By Elias Savada | September 7, 2012

If bridal parties in real life behaved like the bridal parties in film, everyone would elope. “Bachelorette” will most certainly be compared to both “The Hangover” and “Bridesmaids,” but that comparison is not fair to those movies. Leslye Headland wrote and directed this adaptation of her off-Broadway play a year before “Bridesmaids” was released. Her story of the most unlikable group of women since “Sex and the City II” shares little with those far superior films besides a wedding-related misadventure.

The characters in “Bridesmaids” do and say some stupid things, but they are, at heart, good people. “The Hangover” crew isn’t so nice, but at least they are the butt of the joke. But the biggest difference between “Bachelorette” and its so-called peer films is that the other characters actually like the person who is getting married. The women of “Bachelorette” turn the story into one long, cruel fat girl joke punctuated by a “just kidding” ending.

In “Bachelorette” three emotionally arrested Mean Girls are asked to be bridesmaids by their token scapegoat, Becky (Rebel Wilson). In high school, they dubbed Becky “Pig Face,” and have thought about her in those terms ever since. According to the movies, weddings are the most significant event in every woman’s life. The troika are furious that not only is Becky walking down the aisle before them, her groom is one of the richest, most handsome men in New York City. It boggles their minds that Becky would be able to score a man who is essentially the prom king of the adult world.

In fact, much about the adult world confounds these women. If they each had their own derisive nickname, Katie (Isla Fisher) would be “Dense Face”; Gena (Lizzy Caplan) would be “Tramp Face” and let’s just give Regan (Kirsten Dunst), the group’s leader, the all-encompassing moniker, “C**t Face.” I’m usually happy to see any of these actresses on screen. Dunst generally brings a lot of heart to her ice queen roles. Isla Fisher is a flawless comedienne, able to completely transform herself into whatever the script calls for. Lizzy Caplan has already proven that she can play a loveable fuckup. But Headland’s script is so lacking in depth, that they have nowhere to go besides what’s on the page.

Regan is the most wounded about the wedding, wondering why her hard-won beauty and success haven’t scored her a husband. She serves her Maid of Honor duties under cover, pretending to respect Becky to her face and ripping her apart when she is out of earshot. Katie has a vague idea that she “might be stupid,” but she doesn’t let that humble her, using people whenever possible and getting away with it because of her looks. Gena walks through much of the movie a complete sociopath, seeing those around her as little more than annoying little insects that sometimes prevent her from doing all the cocaine. She is closest thing “Bachelorette” has to a whole person, but that’s not saying much considering her most likeable quality is that she’s sad about her ex-boyfriend and the teenage abortion they shared.
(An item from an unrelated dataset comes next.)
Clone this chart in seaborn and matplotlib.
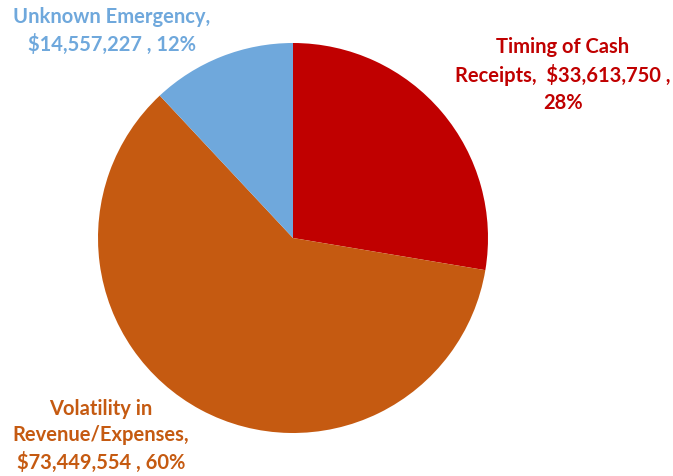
import matplotlib
matplotlib.use("Agg")
import matplotlib.pyplot as plt
import seaborn as sns

# Reserve categories and amounts
categories = ["Timing of Cash\nReceipts,", "Volatility in\nRevenue/Expenses,", "Unknown Emergency,"]
amounts = [33613750, 73449554, 14557227]
slice_colors = ["#C00000", "#C55A11", "#6FA8DC"]

sns.set_theme(style="white")
plt.rcParams["font.family"] = ["Lato", "DejaVu Sans"]

W, H = 673, 476
fig = plt.figure(figsize=(W / 100, H / 100), dpi=100)
cx, cy, r = 293, 238, 195
ax = fig.add_axes([(cx - r) / W, (H - cy - r) / H, 2 * r / W, 2 * r / H])

ax.pie(amounts, colors=slice_colors, startangle=90, counterclock=False,
       radius=1.0, wedgeprops=dict(linewidth=0))
ax.set_xlim(-1, 1)
ax.set_ylim(-1, 1)
ax.set_aspect("equal")
ax.axis("off")

total = sum(amounts)
pcts = [round(100 * a / total) for a in amounts]

def money(v):
    return f"${v:,}"

labels = [
    (f"Timing of Cash\nReceipts,  {money(amounts[0])} ,\n{pcts[0]}%", 563, 75, slice_colors[0]),
    (f"Volatility in\nRevenue/Expenses,\n{money(amounts[1])} , {pcts[1]}%", 101, 436, slice_colors[1]),
    (f"Unknown Emergency,\n{money(amounts[2])} , {pcts[2]}%", 112, 31, slice_colors[2]),
]
for text, x, y, c in labels:
    fig.text(x / W, 1 - y / H, text, ha="center", va="center", color=c,
             fontsize=14.5, fontweight="bold", linespacing=1.42)

fig.savefig("out.png", dpi=100, facecolor="white")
Nonetheless, it is Gena’s storyline that provides the film’s one redeeming quality: Adam Scott. As usual, his affable-as-hell little face is like a golden turd in an overflowing cat box. I’m always happy to see him, even when the stench of a film is insufferable. (In fact, one of the two stars I gave this film belongs entirely to him.) Scott plays Clyde, the aforementioned ex, who also happens to be a groomsman in the wedding (just go with it). The only reason this pairing makes any sense is because Caplan and Scott have an established chemistry from their time together on “Party Down.”

That Becky would invite these terrible people, whom she hasn’t seen since her formative years, to play such a major part in her wedding, is baffling. But it is crucial to the plot. It is only by being bridesmaids that they have access to the wedding dress, which they accidentally destroy in a moment of insanely cruel drunken shenanigans. The troika spends the rest of the film running amok in New York under the guise of trying to fix or replace the dress. In the meantime, they do loads of drugs, visit a strip club, navigate male genitalia, take shots, insult people, do more drugs and then abruptly decide that they want to change their evil ways just in time to save the day they were responsible for almost ruining.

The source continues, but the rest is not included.